Finding Your "Why" Again and Again and Again

I am in the middle of the World Music in the Classroom Summit and also had a peer supervision session with a fellow music therapist earlier today, and I am finding some inspiration for my blog post a bit later than usual today. In the 11 minutes between sessions, I will try to put some of my ideas down here.

One of the things that has struck me as I am watching music educators talk about their musical passions is that my own change significantly based on day, hour, and minute. Not to mention the changes that have happened over the weeks, months, years, and decades of being a professional music therapist. It is often interesting to look back on the things that I found interesting back when I was brand new and compare them to the things that I find interesting now.

I think about this as finding my "why."

Why do I enjoy my job?

Why do I enjoy being a music therapist?

Why do I engage in continuing education topics?

Why do I want to do things like content creation and information sharing with other music therapists?

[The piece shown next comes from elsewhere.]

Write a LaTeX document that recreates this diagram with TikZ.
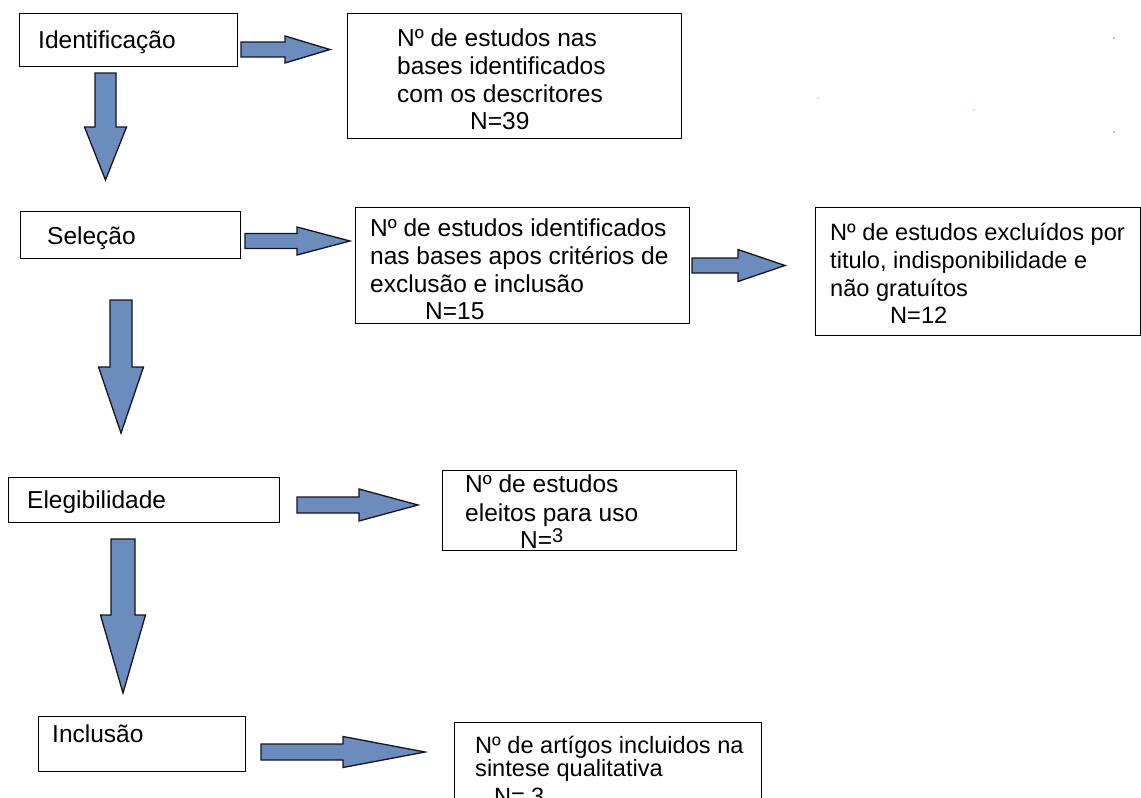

Why do I feel like I am someone who can share these things (uh-oh, starting to fall back into imposter syndrome thoughts)? Reframe. Why do I enjoy sharing with other music therapists?

Why?

When I am clear about the answer to my "why," things go more smoothly at my job and in my other concerns as well. My "whys" have changed over the years, and I am facing the biggest one of them all - leaving a job that has sustained me for decades for the great unknown of retirement. "Why" am I doing that? Well, my body is telling me that it is time. My brain is telling me that it is time to rest this aging body and find something more gentle with the flesh and bones that I have been given. Currently, my "whys" are becoming more clear to me as I get closer to my end date.

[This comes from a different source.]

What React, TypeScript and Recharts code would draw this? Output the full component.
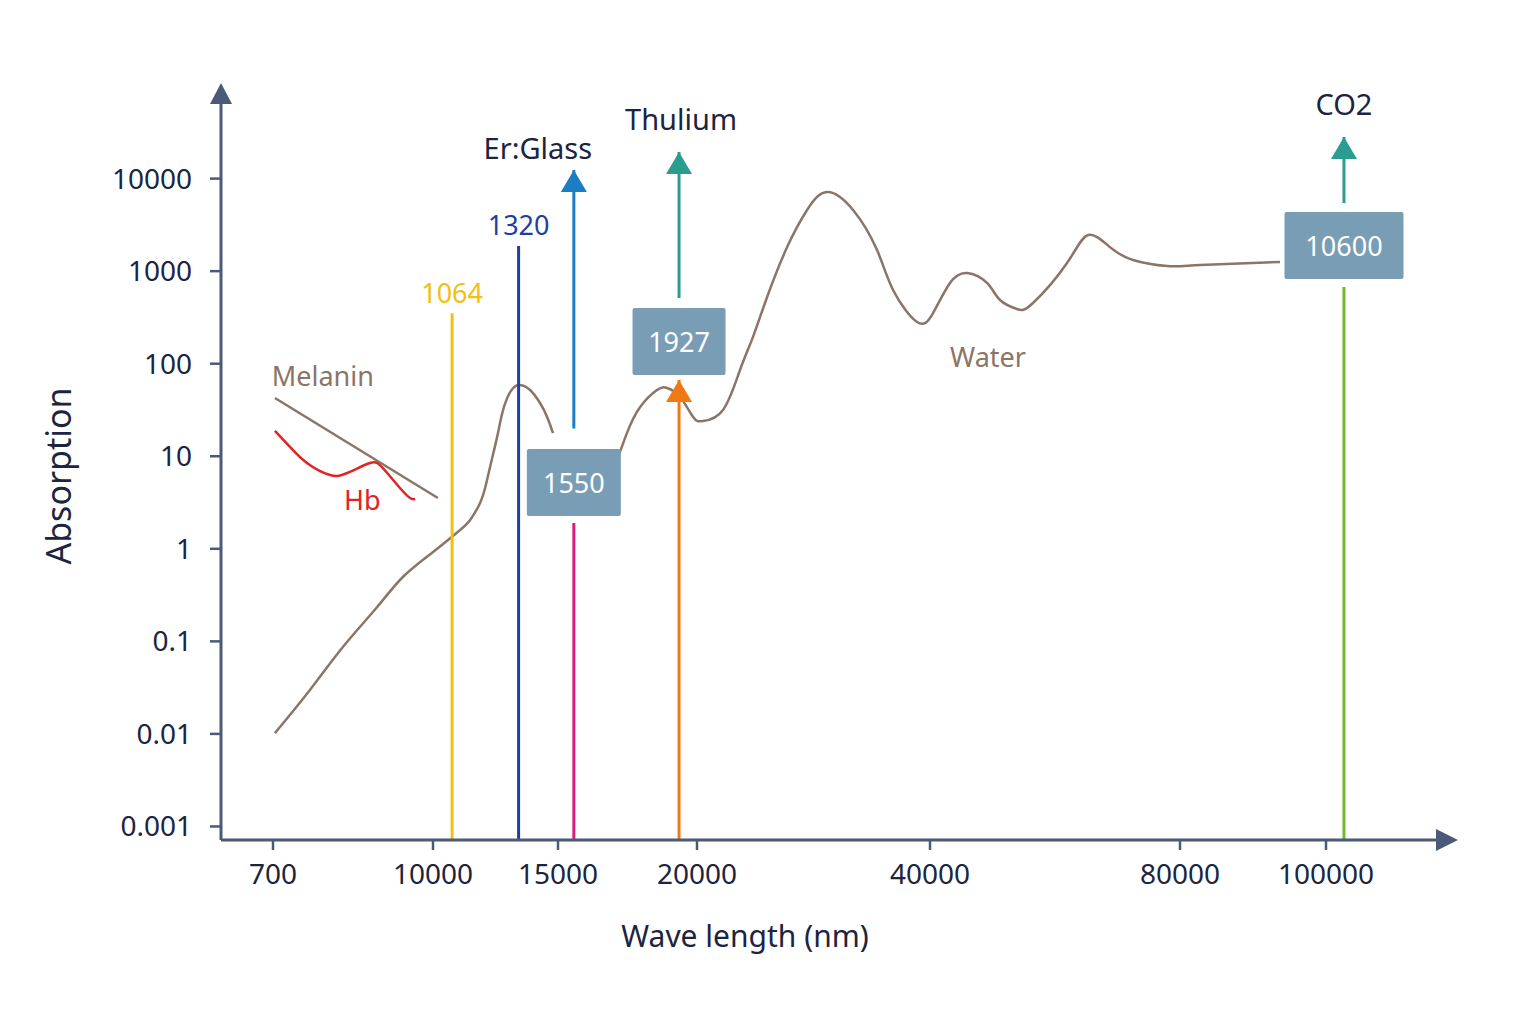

At this moment, I am getting some answers to some of my other "whys" as I am hearing what other people are doing with their music education students. I am encouraged by what I am hearing as a music therapist. The information being shared is relevant to what I do as an educational enrichment specialist with my clients. I have enough clinical knowledge and expertise to be able to enfold the information into music therapy for non-musical goal attainment. It is invigorating to feel excited about music with my clients, and that is one of the "whys" that I struggle with sometimes. "Why do I think I can do this with these clients??"

There are so many "whys" that happen as a therapist, a helping professional, and as a human being. 

What are your answers to your "whys?"